Task prompt:
Copy out the records in full, word for word, without pictures.

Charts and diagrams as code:
[START]

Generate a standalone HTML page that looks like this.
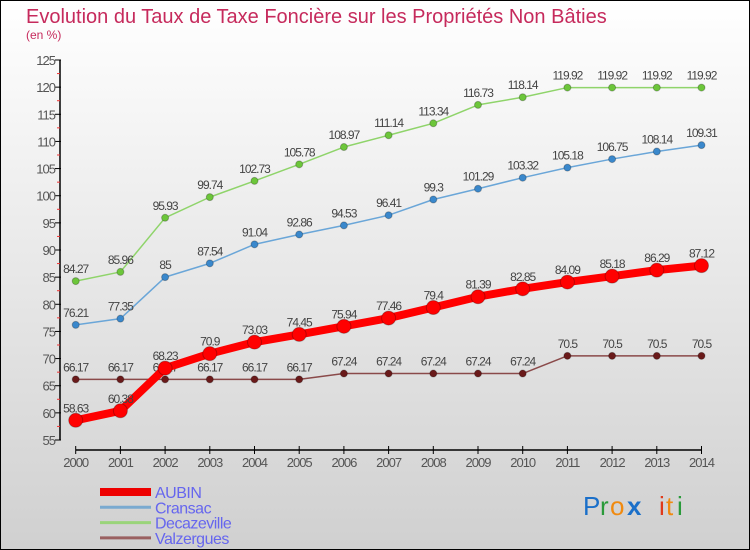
<!DOCTYPE html>
<html><head><meta charset="utf-8"><style>
body{margin:0}
#c{width:750px;height:550px;position:relative;box-sizing:border-box;border:1px solid #000;background:linear-gradient(#fff,#d0d0d0);font-family:"Liberation Sans",sans-serif;overflow:hidden}
</style></head><body>
<div id="c">
<svg id="s" width="750" height="550" style="position:absolute;left:-1px;top:-1px">
<text x="26" y="23" font-size="20" fill="#c62a5c">Evolution du Taux de Taxe Foncière sur les Propriétés Non Bâties</text>
<text x="26" y="39" font-size="12" fill="#c62a5c">(en %)</text>
<g id="axes"></g><g id="series"></g><g id="legend"></g>
<g font-size="26" font-family="Liberation Sans,sans-serif">
<text x="583" y="515" fill="#1a6fc9">P</text><text x="600" y="515" fill="#2a9a3a">r</text><text x="610" y="515" fill="#f08a10">o</text><text x="627" y="515" fill="#1a6fc9" font-weight="bold">x</text><text x="659" y="515" fill="#e03a1a">i</text><text x="666" y="515" fill="#f08a10">t</text><text x="677" y="515" fill="#2a9a3a">i</text></g>
</svg></div>
<script>
const years=[2000,2001,2002,2003,2004,2005,2006,2007,2008,2009,2010,2011,2012,2013,2014];
const yTicks=[55,60,65,70,75,80,85,90,95,100,105,110,115,120,125];
const aubin=[58.63,60.38,68.23,70.9,73.03,74.45,75.94,77.46,79.4,81.39,82.85,84.09,85.18,86.29,87.12];
const cransac=[76.21,77.35,85,87.54,91.04,92.86,94.53,96.41,99.3,101.29,103.32,105.18,106.75,108.14,109.31];
const decazeville=[84.27,85.96,95.93,99.74,102.73,105.78,108.97,111.14,113.34,116.73,118.14,119.92,119.92,119.92,119.92];
const valzergues=[66.17,66.17,66.17,66.17,66.17,66.17,67.24,67.24,67.24,67.24,67.24,70.5,70.5,70.5,70.5];
const NS="http://www.w3.org/2000/svg";
const X=i=>75.7+i*44.7;
const Y=v=>440-(v-55)*380/70;
function mk(tag,attrs,parent,txt){const e=document.createElementNS(NS,tag);for(const k in attrs)e.setAttribute(k,attrs[k]);if(txt!=null)e.textContent=txt;parent.appendChild(e);return e;}
const ax=document.getElementById('axes');
const yl=mk('line',{x1:60,y1:Y(125),x2:60,y2:Y(55),stroke:'#000','stroke-width':1.5},ax);


yTicks.forEach((t,i)=>{
 mk('line',{x1:55,x2:61,y1:Y(t),y2:Y(t),stroke:'#000'},ax);
 if(i<yTicks.length-1)mk('line',{x1:57,x2:60,y1:Y(t+2.5),y2:Y(t+2.5),stroke:'#e33'},ax);
 const tx=mk('text',{x:55,y:Y(t)+5,'font-size':13,fill:'#555','text-anchor':'end','letter-spacing':'-1'},ax,t);
 
 
});
const xl=mk('line',{x1:X(0),x2:X(14),y1:450,y2:450,stroke:'#000','stroke-width':1.5},ax);


years.forEach((y,i)=>{
 mk('line',{x1:X(i),x2:X(i),y1:446,y2:454,stroke:'#000'},ax);
 const tx=mk('text',{x:X(i),y:467,'font-size':13,fill:'#555','text-anchor':'middle','letter-spacing':'-1'},ax,y);
 
 
});
const sg=document.getElementById('series');
function series(vals,name,line,dot,w,r){
 const g=mk('g',{},sg);
 
 
 const p=mk('polyline',{points:vals.map((v,i)=>X(i)+','+Y(v)).join(' '),fill:'none',stroke:line,'stroke-width':w,'stroke-linejoin':'round'},g);
 
 
 vals.forEach((v,i)=>{
  const c=mk('circle',{cx:X(i),cy:Y(v),r:r,fill:dot,stroke:'rgba(0,0,0,0.25)'},g);
  
  
  const t=mk('text',{x:X(i),y:Y(v)-8,'font-size':12,fill:'#444','text-anchor':'middle','letter-spacing':'-1'},g,v);
  
  
 });
}
series(decazeville,'decazeville','#8fd46a','#6cc63a',1.5,3.5);
series(cransac,'cransac','#6aa6d8','#3a88cc',1.5,3.5);
series(valzergues,'valzergues','#8a4a4a','#6a1a1a',1.5,3.5);
series(aubin,'aubin','#f00','#f00',8,7);
const lg=document.getElementById('legend');
[['AUBIN','#e00',8],['Cransac','#7aaad0',3],['Decazeville','#9ad47a',3],['Valzergues','#9a6060',3]].forEach((d,i)=>{
 const y=492+i*15.3;
 const g=mk('g',{},lg);
 
 
 mk('line',{x1:100,x2:151,y1:y,y2:y,stroke:d[1],'stroke-width':d[2]},g);
 mk('text',{x:155,y:y+6,'font-size':16,fill:'#6666ee','letter-spacing':'-0.5'},g,d[0]);
});
</script>
</body></html>
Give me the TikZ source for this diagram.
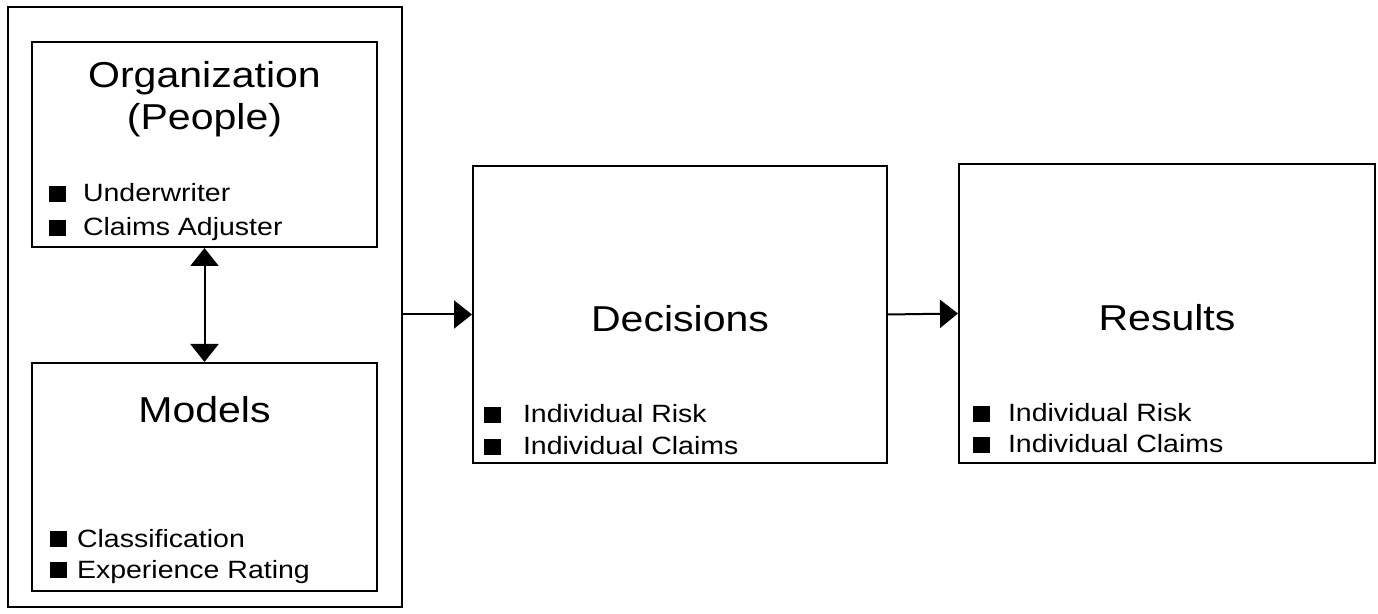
\documentclass[tikz,border=0pt]{standalone}
\usepackage{fontspec}
\setmainfont{Liberation Sans}[FakeStretch=1.14]
\usetikzlibrary{positioning, arrows.meta}

\newcommand{\blt}[1]{\rule{17pt}{16pt}\hspace{#1}}

\begin{document}
\begin{tikzpicture}[x=1pt, y=1pt, line width=2pt,
	box/.style={draw, rectangle, inner sep=0pt},
	title/.style={inner sep=0pt, align=center, font=\fontsize{36}{42}\selectfont},
	item/.style={inner sep=0pt, anchor=base west, font=\fontsize{25}{30}\selectfont},
	flow/.style={-{Triangle[length=18pt, width=28pt]}},
	twoway/.style={{Triangle[length=18pt, width=28pt]}-{Triangle[length=18pt, width=28pt]}}]
	\useasboundingbox (0,0) rectangle (1378,613);

	\node[box, minimum width=394pt, minimum height=600pt] (outer)  at (205,306) {};
	\node[box, minimum width=345pt, minimum height=205pt] (org)    at (204.5,468.5) {};
	\node[box, minimum width=345pt, minimum height=228pt] (models) at (204.5,136) {};
	\node[box, minimum width=414pt, minimum height=297pt] (dec)    at (680,298.5) {};
	\node[box, minimum width=416pt, minimum height=299pt] (res)    at (1167,299.5) {};

	\node[title, below=19pt of org.north]    (orgtitle) {Organization\\(People)};
	\node[title, below=33pt of models.north] (modtitle) {Models};
	\node[title] (dectitle) at ([yshift=-4pt]dec.center) {Decisions};
	\node[title] (restitle) at ([yshift=-4pt]res.center) {Results};

	\node[item] (org1) at (48,411) {\blt{17pt}Underwriter};
	\node[item] (org2) at (48,377) {\blt{17pt}Claims Adjuster};
	\node[item] (mod1) at (49,66)  {\blt{10pt}Classification};
	\node[item] (mod2) at (49,35)  {\blt{10pt}Experience Rating};
	\node[item] (dec1) at (483,190) {\blt{22pt}Individual Risk};
	\node[item] (dec2) at (483,158) {\blt{22pt}Individual Claims};
	\node[item] (res1) at (972,191) {\blt{18pt}Individual Risk};
	\node[item] (res2) at (972,160) {\blt{18pt}Individual Claims};

	\draw[twoway] (org.south) -- (models.north);
	\draw[flow] (outer.east |- dec.west) -- (dec.west);
	\draw[flow] (dec.east) -- (res.west);
\end{tikzpicture}
\end{document}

[END]

Problem solution:
Generate a standalone HTML page that looks like this.
<!DOCTYPE html>
<html><head><meta charset="utf-8"><style>
body{margin:0}
#c{width:750px;height:550px;position:relative;box-sizing:border-box;border:1px solid #000;background:linear-gradient(#fff,#d0d0d0);font-family:"Liberation Sans",sans-serif;overflow:hidden}
</style></head><body>
<div id="c">
<svg id="s" width="750" height="550" style="position:absolute;left:-1px;top:-1px">
<text x="26" y="23" font-size="20" fill="#c62a5c">Evolution du Taux de Taxe Foncière sur les Propriétés Non Bâties</text>
<text x="26" y="39" font-size="12" fill="#c62a5c">(en %)</text>
<g id="axes"></g><g id="series"></g><g id="legend"></g>
<g font-size="26" font-family="Liberation Sans,sans-serif">
<text x="583" y="515" fill="#1a6fc9">P</text><text x="600" y="515" fill="#2a9a3a">r</text><text x="610" y="515" fill="#f08a10">o</text><text x="627" y="515" fill="#1a6fc9" font-weight="bold">x</text><text x="659" y="515" fill="#e03a1a">i</text><text x="666" y="515" fill="#f08a10">t</text><text x="677" y="515" fill="#2a9a3a">i</text></g>
</svg></div>
<script>
const years=[2000,2001,2002,2003,2004,2005,2006,2007,2008,2009,2010,2011,2012,2013,2014];
const yTicks=[55,60,65,70,75,80,85,90,95,100,105,110,115,120,125];
const aubin=[58.63,60.38,68.23,70.9,73.03,74.45,75.94,77.46,79.4,81.39,82.85,84.09,85.18,86.29,87.12];
const cransac=[76.21,77.35,85,87.54,91.04,92.86,94.53,96.41,99.3,101.29,103.32,105.18,106.75,108.14,109.31];
const decazeville=[84.27,85.96,95.93,99.74,102.73,105.78,108.97,111.14,113.34,116.73,118.14,119.92,119.92,119.92,119.92];
const valzergues=[66.17,66.17,66.17,66.17,66.17,66.17,67.24,67.24,67.24,67.24,67.24,70.5,70.5,70.5,70.5];
const NS="http://www.w3.org/2000/svg";
const X=i=>75.7+i*44.7;
const Y=v=>440-(v-55)*380/70;
function mk(tag,attrs,parent,txt){const e=document.createElementNS(NS,tag);for(const k in attrs)e.setAttribute(k,attrs[k]);if(txt!=null)e.textContent=txt;parent.appendChild(e);return e;}
const ax=document.getElementById('axes');
const yl=mk('line',{x1:60,y1:Y(125),x2:60,y2:Y(55),stroke:'#000','stroke-width':1.5},ax);


yTicks.forEach((t,i)=>{
 mk('line',{x1:55,x2:61,y1:Y(t),y2:Y(t),stroke:'#000'},ax);
 if(i<yTicks.length-1)mk('line',{x1:57,x2:60,y1:Y(t+2.5),y2:Y(t+2.5),stroke:'#e33'},ax);
 const tx=mk('text',{x:55,y:Y(t)+5,'font-size':13,fill:'#555','text-anchor':'end','letter-spacing':'-1'},ax,t);
 
 
});
const xl=mk('line',{x1:X(0),x2:X(14),y1:450,y2:450,stroke:'#000','stroke-width':1.5},ax);


years.forEach((y,i)=>{
 mk('line',{x1:X(i),x2:X(i),y1:446,y2:454,stroke:'#000'},ax);
 const tx=mk('text',{x:X(i),y:467,'font-size':13,fill:'#555','text-anchor':'middle','letter-spacing':'-1'},ax,y);
 
 
});
const sg=document.getElementById('series');
function series(vals,name,line,dot,w,r){
 const g=mk('g',{},sg);
 
 
 const p=mk('polyline',{points:vals.map((v,i)=>X(i)+','+Y(v)).join(' '),fill:'none',stroke:line,'stroke-width':w,'stroke-linejoin':'round'},g);
 
 
 vals.forEach((v,i)=>{
  const c=mk('circle',{cx:X(i),cy:Y(v),r:r,fill:dot,stroke:'rgba(0,0,0,0.25)'},g);
  
  
  const t=mk('text',{x:X(i),y:Y(v)-8,'font-size':12,fill:'#444','text-anchor':'middle','letter-spacing':'-1'},g,v);
  
  
 });
}
series(decazeville,'decazeville','#8fd46a','#6cc63a',1.5,3.5);
series(cransac,'cransac','#6aa6d8','#3a88cc',1.5,3.5);
series(valzergues,'valzergues','#8a4a4a','#6a1a1a',1.5,3.5);
series(aubin,'aubin','#f00','#f00',8,7);
const lg=document.getElementById('legend');
[['AUBIN','#e00',8],['Cransac','#7aaad0',3],['Decazeville','#9ad47a',3],['Valzergues','#9a6060',3]].forEach((d,i)=>{
 const y=492+i*15.3;
 const g=mk('g',{},lg);
 
 
 mk('line',{x1:100,x2:151,y1:y,y2:y,stroke:d[1],'stroke-width':d[2]},g);
 mk('text',{x:155,y:y+6,'font-size':16,fill:'#6666ee','letter-spacing':'-0.5'},g,d[0]);
});
</script>
</body></html>
Give me the TikZ source for this diagram.
\documentclass[tikz,border=0pt]{standalone}
\usepackage{fontspec}
\setmainfont{Liberation Sans}[FakeStretch=1.14]
\usetikzlibrary{positioning, arrows.meta}

\newcommand{\blt}[1]{\rule{17pt}{16pt}\hspace{#1}}

\begin{document}
\begin{tikzpicture}[x=1pt, y=1pt, line width=2pt,
	box/.style={draw, rectangle, inner sep=0pt},
	title/.style={inner sep=0pt, align=center, font=\fontsize{36}{42}\selectfont},
	item/.style={inner sep=0pt, anchor=base west, font=\fontsize{25}{30}\selectfont},
	flow/.style={-{Triangle[length=18pt, width=28pt]}},
	twoway/.style={{Triangle[length=18pt, width=28pt]}-{Triangle[length=18pt, width=28pt]}}]
	\useasboundingbox (0,0) rectangle (1378,613);

	\node[box, minimum width=394pt, minimum height=600pt] (outer)  at (205,306) {};
	\node[box, minimum width=345pt, minimum height=205pt] (org)    at (204.5,468.5) {};
	\node[box, minimum width=345pt, minimum height=228pt] (models) at (204.5,136) {};
	\node[box, minimum width=414pt, minimum height=297pt] (dec)    at (680,298.5) {};
	\node[box, minimum width=416pt, minimum height=299pt] (res)    at (1167,299.5) {};

	\node[title, below=19pt of org.north]    (orgtitle) {Organization\\(People)};
	\node[title, below=33pt of models.north] (modtitle) {Models};
	\node[title] (dectitle) at ([yshift=-4pt]dec.center) {Decisions};
	\node[title] (restitle) at ([yshift=-4pt]res.center) {Results};

	\node[item] (org1) at (48,411) {\blt{17pt}Underwriter};
	\node[item] (org2) at (48,377) {\blt{17pt}Claims Adjuster};
	\node[item] (mod1) at (49,66)  {\blt{10pt}Classification};
	\node[item] (mod2) at (49,35)  {\blt{10pt}Experience Rating};
	\node[item] (dec1) at (483,190) {\blt{22pt}Individual Risk};
	\node[item] (dec2) at (483,158) {\blt{22pt}Individual Claims};
	\node[item] (res1) at (972,191) {\blt{18pt}Individual Risk};
	\node[item] (res2) at (972,160) {\blt{18pt}Individual Claims};

	\draw[twoway] (org.south) -- (models.north);
	\draw[flow] (outer.east |- dec.west) -- (dec.west);
	\draw[flow] (dec.east) -- (res.west);
\end{tikzpicture}
\end{document}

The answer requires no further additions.